News UK acquired Unruly in a deal worth around $90 million (plus up to a further $86 million in future, performance-related payments) in 2015. It gave Unruly, a U.K.-based video platform, exclusive access to sell outstream video ad inventory across News Corp titles. Outstream ads appear in articles but don’t sit within publishers’ video players — offering lucrative video ad dollars without having to create actual video content.
Unruly also continued to work with other publishers and offers a marketplace that connects both buyers and sellers to video inventory. All the company’s three co-founders had stepped down from their operational positions at the company by 2018.
In August, Sky News first reported that News UK had hired an investment bank to oversee an auction for Unruly. The report said the publisher had received unsolicited inbound interest for a takeover of the U.K.-based ad tech company, which was confirmed by Digiday’s sources.
News UK does not split out Unruly’s financials. Unruly says on its website the company employs 350 people across 20 locations.
In June, French financial newspaper Les Echos reported Dutch telecommunications company Altice was looking to unload Teads, the France-based video ad tech firm it had acquired for just over $300 million in 2017.
Teads Executive Chairman Pierre Chappaz had previously said he was looking to arrange a leveraged buyout backed by U.S. private equity to take control of the company from Altice, Bloomberg reported. In July, Bloomberg also reported that three private equity firms had made bids for the video ad tech company, which could have valued it at north of $1 billion.
Two sources said the unicorn price tag put off some possible buyers.
In an emailed statement provided to Digiday, Chappaz said, “Altice is not selling Teads. Altice and Teads are always exploring our options concerning the optimization of our capital structure.”
A Teads spokeswoman said the company is now at 830 people. Teads booked $430 million in gross revenue last year, and revenue growth this year is at 30%, the spokeswoman said.
Sources said more than $1 billion might be optimistic, given multiple revenue comparisons to other public companies in the space like Criteo (although Criteo is ironing out its own issues at the moment and its shares have dropped dramatically this year).
The recent ad tech unwinding and macro concerns aren’t to say M&A in the space has slowed down. There were 67 ad tech deals in the first three quarters of this year, according to advisory firm Results International, which defines a deal as any transaction where a company takes at least a 40% stake in another. That was up on the 47 deals in the same period in 2018.
Where might some ad tech companies find new homes? Sources suggested private-equity firms are once again circling around ad tech outfits that are still growing. And ad tech companies working within the growing advanced TV space are seen as attractive assets.
The other traditional strategic buyers — other ad tech companies and media owners — are unlikely to have completely turned their backs either as they seek scale in a digital ad market dominated by Google and Facebook. Take the recent Taboola and Outbrain merger, which the companies positioned as a way to offer advertisers another scaled alternative to the duopoly.

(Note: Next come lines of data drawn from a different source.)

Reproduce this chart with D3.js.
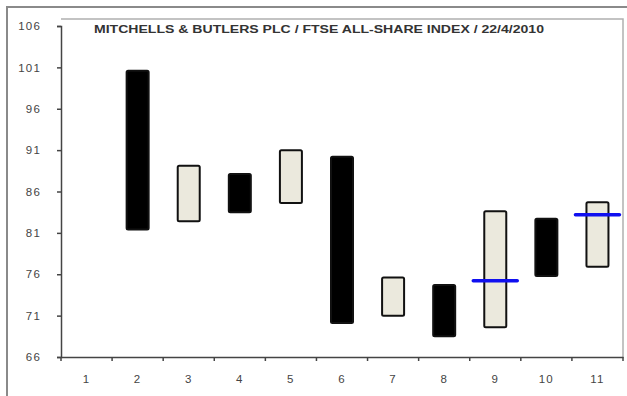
<!DOCTYPE html>
<html><head><meta charset="utf-8">
<script src="https://cdn.jsdelivr.net/npm/d3@7"></script>
<style>
html,body{margin:0;padding:0;background:#fff;}
svg{display:block;}
text{font-family:"Liberation Sans",Arial,sans-serif;}
</style></head>
<body><svg id="c" width="627" height="396"></svg>
<script>
const categories = ["1","2","3","4","5","6","7","8","9","10","11"];
const openVals  = [null, 100.6, 82.4, 88.1, 84.6, 90.2, 71.0, 74.7, 69.6, 82.7, 76.9];
const closeVals = [null, 81.4, 89.1, 83.5, 91.0, 70.1, 75.6, 68.5, 83.6, 75.8, 84.7];
const markerVals = [null, null, null, null, null, null, null, null, 75.2, null, 83.2];
const yTicks = [66, 71, 76, 81, 86, 91, 96, 101, 106];
const title = "MITCHELLS & BUTLERS PLC / FTSE ALL-SHARE INDEX / 22/4/2010";

const svg = d3.select("#c");
const L = 61, R = 623, B = 357, T = 26;

const x = d3.scaleBand().domain(categories).range([L, R]).padding(0);
const y = d3.scaleLinear().domain([66, 106]).range([B, T]);

// outer frame
svg.append("path").attr("d", `M7,396 V7 H627`).attr("fill","none")
  .attr("stroke","#8a8a8a").attr("stroke-width",2);
// plot frame top & right
svg.append("path").attr("d", `M${L},19 H${R} V${B}`).attr("fill","none")
  .attr("stroke","#b0b0b0").attr("stroke-width",1.5);

// y axis
const yAxis = svg.append("g").attr("transform", `translate(${L},0)`)
  .call(d3.axisLeft(y).tickValues(yTicks).tickSize(4).tickPadding(16).tickFormat(d3.format("d")));
yAxis.select(".domain").attr("stroke","#444").attr("stroke-width",1.5);
yAxis.selectAll(".tick line").attr("stroke","#444").attr("stroke-width",1.5);
yAxis.selectAll("text").attr("font-size",11.5).attr("letter-spacing","1.2px").attr("fill","#444")
  .attr("font-family","Liberation Sans, Arial, sans-serif");

// x axis
const xAxis = svg.append("g").attr("transform", `translate(0,${B})`)
  .call(d3.axisBottom(x).tickSize(0).tickPadding(18));
xAxis.select(".domain").attr("stroke","#444").attr("stroke-width",1.5);
xAxis.selectAll("text").attr("font-size",11.5).attr("letter-spacing","1.2px").attr("fill","#444")
  .attr("font-family","Liberation Sans, Arial, sans-serif");
// category boundary tick marks
const bounds = categories.map(c => x(c)).concat([R]);
svg.append("g").selectAll("line").data(bounds).join("line")
  .attr("x1", d => d).attr("x2", d => d).attr("y1", B).attr("y2", B + 4)
  .attr("stroke","#444").attr("stroke-width",1.5);

// bars
const bw = 22;
const data = categories.map((c, i) => ({c, o: openVals[i], cl: closeVals[i], m: markerVals[i]}));
svg.append("g").selectAll("rect").data(data.filter(d => d.o != null)).join("rect")
  .attr("x", d => x(d.c) + x.bandwidth()/2 - bw/2)
  .attr("width", bw)
  .attr("y", d => y(Math.max(d.o, d.cl)))
  .attr("height", d => Math.abs(y(d.o) - y(d.cl)))
  .attr("rx", 1.5)
  .attr("fill", d => d.cl >= d.o ? "#ebe9dd" : "#000")
  .attr("stroke", "#111").attr("stroke-width", 2);

// blue markers
svg.append("g").selectAll("line").data(data.filter(d => d.m != null)).join("line")
  .attr("x1", d => Math.max(L, x(d.c) + x.bandwidth()/2 - 22))
  .attr("x2", d => Math.min(R, x(d.c) + x.bandwidth()/2 + 22))
  .attr("y1", d => y(d.m)).attr("y2", d => y(d.m))
  .attr("stroke", "#1010f0").attr("stroke-width", 3.5).attr("stroke-linecap","round");

// title
svg.append("text").attr("x", 94).attr("y", 33).attr("font-size", 10.5).attr("font-weight","bold")
  .attr("fill","#333").attr("textLength", 450).attr("lengthAdjust","spacingAndGlyphs").text(title);
</script></body></html>
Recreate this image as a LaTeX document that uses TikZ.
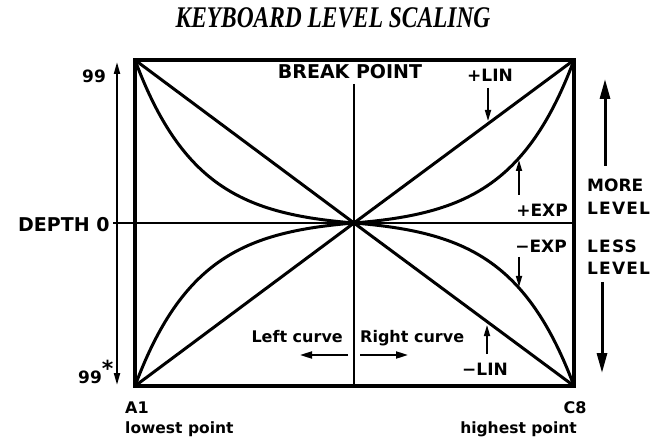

“Most large companies tend to be very conservative in how they make decisions; at the same time, they want to pursue growth,” said Brian Wieser, GroupM global president of business intelligence. “They often don’t know the best way to find it, but something that tends to provide comfort is when you see other companies taking an action going in a certain direction.”
“That tends to explain why you see a lot of multiple companies making similar choices,” Wieser added.